Der Bundesrat hat in seiner 817. Sitzung am 25. November 2005 gemäß §§ 3 und 5 EUZBLG die folgende Stellungnahme beschlossen:
- 1. Der Bundesrat begrüßt grundsätzlich Initiativen der Kommission, Wachstum und Beschäftigung in der Informationsgesellschaft und der Medienindustrie ("digitale Wirtschaft") zu fördern, insbesondere auch durch die Überprüfung und Anpassung von Rechtsvorschriften.
- 2. Der Bundesrat beobachtet allerdings mit Sorge, dass die Kommission mit der Mitteilung implizit eine (weitere) Anpassung des Urheberrechts auf EU-Ebene vorbereitet, mit dem Ziel, digitale Bibliotheken nicht nur mit "gemeinfreien", sondern in möglichst großem Umfang auch mit aktuellen Inhalten zu ermöglichen.
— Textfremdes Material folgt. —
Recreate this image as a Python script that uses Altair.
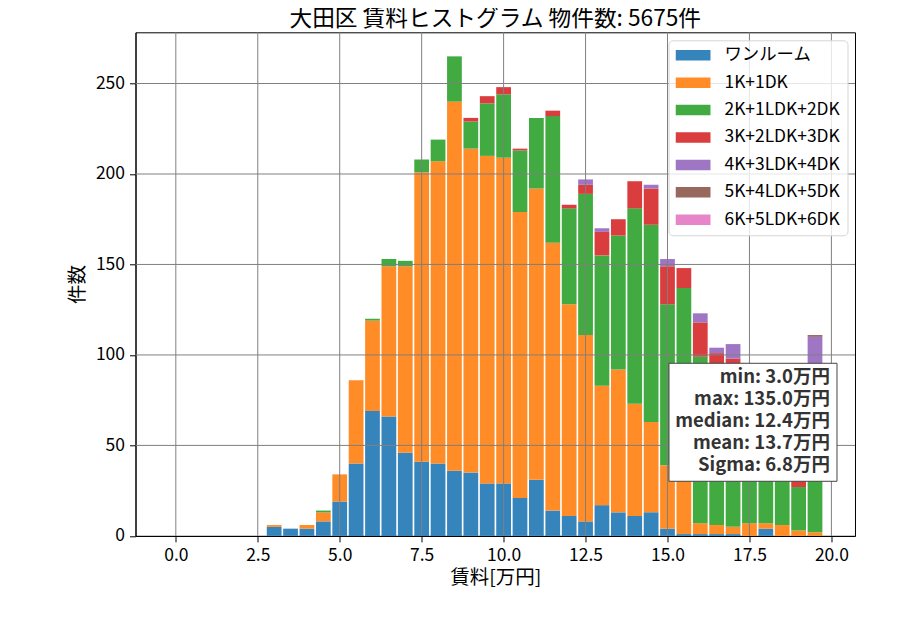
"""Stacked rent histogram for Ota ward, by floor plan type."""

import altair as alt
import pandas as pd

FONT = "Noto Sans CJK JP"

# bin centres in 万円 (bins 0.5 wide)
bin_centers = [
    3.0, 3.5, 4.0, 4.5, 5.0, 5.5, 6.0, 6.5, 7.0, 7.5, 8.0, 8.5, 9.0, 9.5, 10.0, 10.5, 11.0,
    11.5, 12.0, 12.5, 13.0, 13.5, 14.0, 14.5, 15.0, 15.5, 16.0, 16.5, 17.0, 17.5, 18.0, 18.5,
    19.0, 19.5,
]
categories = [
    "ワンルーム", "1K+1DK", "2K+1LDK+2DK", "3K+2LDK+3DK",
    "4K+3LDK+4DK", "5K+4LDK+5DK", "6K+5LDK+6DK",
]
colors = ["#3585bc", "#ff8c26", "#41aa41", "#da3d3e", "#9f76c4", "#98675d", "#e685c8"]

one_room = [5, 4, 4, 8, 19, 40, 69, 66, 46, 41, 40, 36, 35, 29, 29, 21, 31,
            14, 11, 8, 17, 13, 11, 13, 4, 1, 1, 1, 1, 0, 4, 0, 0, 0]
k1_dk1 = [1, 0, 2, 5, 15, 46, 50, 83, 103, 160, 167, 204, 179, 181, 180, 158, 161,
          148, 117, 103, 66, 79, 62, 50, 35, 44, 6, 5, 4, 7, 3, 6, 3, 2]
k2_ldk2 = [0, 0, 0, 1, 0, 0, 1, 4, 3, 7, 12, 25, 15, 29, 35, 34, 39,
           70, 53, 78, 72, 74, 108, 109, 89, 92, 92, 88, 86, 70, 65, 60, 24, 58]
k3_ldk3 = [0, 0, 0, 0, 0, 0, 0, 0, 0, 0, 0, 0, 2, 4, 4, 1, 0,
           3, 2, 5, 13, 9, 15, 20, 21, 11, 19, 7, 7, 8, 6, 5, 15, 20]
k4_ldk4 = [0, 0, 0, 0, 0, 0, 0, 0, 0, 0, 0, 0, 0, 0, 0, 0, 0,
           0, 0, 3, 2, 0, 0, 2, 4, 0, 5, 3, 8, 3, 2, 2, 3, 30]
k5_ldk5 = [0, 0, 0, 0, 0, 0, 0, 0, 0, 0, 0, 0, 0, 0, 0, 0, 0,
           0, 0, 0, 0, 0, 0, 0, 0, 0, 0, 0, 0, 0, 0, 0, 0, 1]
k6_ldk6 = [0] * 34

x_ticks = [0.0, 2.5, 5.0, 7.5, 10.0, 12.5, 15.0, 17.5, 20.0]
y_ticks = [0, 50, 100, 150, 200, 250]
stats_lines = ["min: 3.0万円", "max: 135.0万円", "median: 12.4万円", "mean: 13.7万円", "Sigma: 6.8万円"]
title_text = "大田区 賃料ヒストグラム 物件数: 5675件"

series = [one_room, k1_dk1, k2_ldk2, k3_ldk3, k4_ldk4, k5_ldk5, k6_ldk6]
rows = []
for k, (name, counts) in enumerate(zip(categories, series)):
    for c, n in zip(bin_centers, counts):
        if n > 0:
            rows.append({"type": name, "k": k, "lo": c - 0.225, "hi": c + 0.225, "count": n})
bars_df = pd.DataFrame(rows)

x_scale = alt.Scale(domain=[-1.23, 20.72], nice=False, zero=False)
y_scale = alt.Scale(domain=[0, 278.3], nice=False)

bars = (
    alt.Chart(bars_df)
    .transform_stack(
        stack="count",
        as_=["y0", "y1"],
        groupby=["lo"],
        sort=[alt.SortField("k", order="ascending")],
    )
    .mark_bar()
    .encode(
        x=alt.X(
            "lo:Q",
            scale=x_scale,
            axis=alt.Axis(values=x_ticks, format=".1f", title="賃料[万円]"),
        ),
        x2="hi:Q",
        y=alt.Y(
            "y0:Q",
            scale=y_scale,
            axis=alt.Axis(values=y_ticks, title="件数"),
        ),
        y2="y1:Q",
        color=alt.Color(
            "type:N",
            scale=alt.Scale(domain=categories, range=colors),
            legend=alt.Legend(
                title=None,
                orient="top-right",
                offset=8,
                symbolType="M-1,-0.3H1V0.3H-1Z",
                symbolSize=1225,
                symbolStrokeWidth=0,
                symbolOpacity=1,
                labelFont=FONT,
                labelFontSize=17.4,
                labelColor="black",
                labelOffset=14,
                labelLimit=300,
                clipHeight=16,
                rowPadding=9.4,
                padding=7,
                fillColor="rgba(255,255,255,0.8)",
                strokeColor="#d5d5d5",
                cornerRadius=4,
            ),
        ),
    )
)

# grid drawn over the bars, as in the original figure
vgrid = (
    alt.Chart(pd.DataFrame({"v": x_ticks}))
    .mark_rule(color="#808080", strokeWidth=1)
    .encode(x=alt.X("v:Q", scale=x_scale))
)
hgrid = (
    alt.Chart(pd.DataFrame({"v": y_ticks[1:]}))
    .mark_rule(color="#808080", strokeWidth=1)
    .encode(y=alt.Y("v:Q", scale=y_scale))
)

stats_df = pd.DataFrame({"label": ["\n".join(stats_lines)]})
stats_box = (
    alt.Chart(stats_df)
    .mark_rect(fill="white", stroke="#444444", strokeWidth=1)
    .encode(x=alt.value(533.5), x2=alt.value(701.5), y=alt.value(331), y2=alt.value(449))
)
stats_text = (
    alt.Chart(stats_df)
    .mark_text(
        align="right",
        baseline="middle",
        lineBreak="\n",
        lineHeight=22.1,
        font=FONT,
        fontSize=18.5,
        fontWeight="bold",
        color="#333333",
    )
    .encode(x=alt.value(694.5), y=alt.value(344.5), text="label:N")
)

chart = (
    alt.layer(bars, vgrid, hgrid, stats_box, stats_text)
    .properties(
        width=719.5,
        height=503.6,
        autosize=alt.AutoSizeParams(type="none"),
        padding={"left": 127.5, "top": 24.3, "right": 37, "bottom": 86},
        title=alt.TitleParams(
            text=title_text, font=FONT, fontSize=22.7, fontWeight="normal", color="black",
            anchor="middle", offset=1,
        ),
    )
    .configure_axis(
        grid=False,
        domainColor="black",
        tickColor="black",
        tickSize=6,
        labelPadding=5,
        labelFont=FONT,
        labelFontSize=17.5,
        labelColor="black",
        titleFont=FONT,
        titleFontSize=19.5,
        titleFontWeight="normal",
        titleColor="black",
    )
    .configure_axisX(titlePadding=4)
    .configure_axisY(titlePadding=8)
    .configure_view(stroke="black", strokeWidth=1)
)

chart.save("out.html", embed_options={"renderer": "svg", "actions": False})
Der Bundesrat weist darauf hin, dass das Urheberrecht nach europäischem und nationalem (Verfassungs-) Recht nur in engen Grenzen eingeschränkt werden kann. Nach Auffassung des Bundesrates ist die derzeitige Rechtslage dazu grundsätzlich ausgewogen.
Bei einer eventuellen Überarbeitung des Urheberrechtsrahmens darf der bestehende, fein austarierte und nach langwierigen Diskussionen vereinbarte Interessensausgleich (Richtlinie 2001/29/EG des Rates vom 22. Mai 2001 zur Harmonisierung bestimmter Aspekte des Urheberrechts und der verwandten Schutzrechte in der Informationsgesellschaft, ABl. L 167/10 (PDF) vom 22. Juni 2001, BR-Drucksache 108/98 ) zwischen Rechteinhabern auf der einen und den für öffentlich zugängliche Bibliotheken, Bildungseinrichtungen, Museen und Archive geschaffenen Ausnahmetatbeständen auf der anderen Seite nicht einseitig zu Gunsten einer möglichst weit gehenden Verfügbarkeit von kulturellen Werken verschoben werden.
Die Darstellung der Kommission, aus welchen Gründen die bestehende Rechtslage (Erfordernis von Einzelübereinkommen mit den Rechteinhabern, sofern es sich nicht um "gemeinfreie" Inhalte handelt) der Einführung digitaler Bibliotheken mit aktuellen Inhalten entgegensteht, belegt die Notwendigkeit einer Überarbeitung des Urheberrechtsrahmens bisher nicht hinreichend.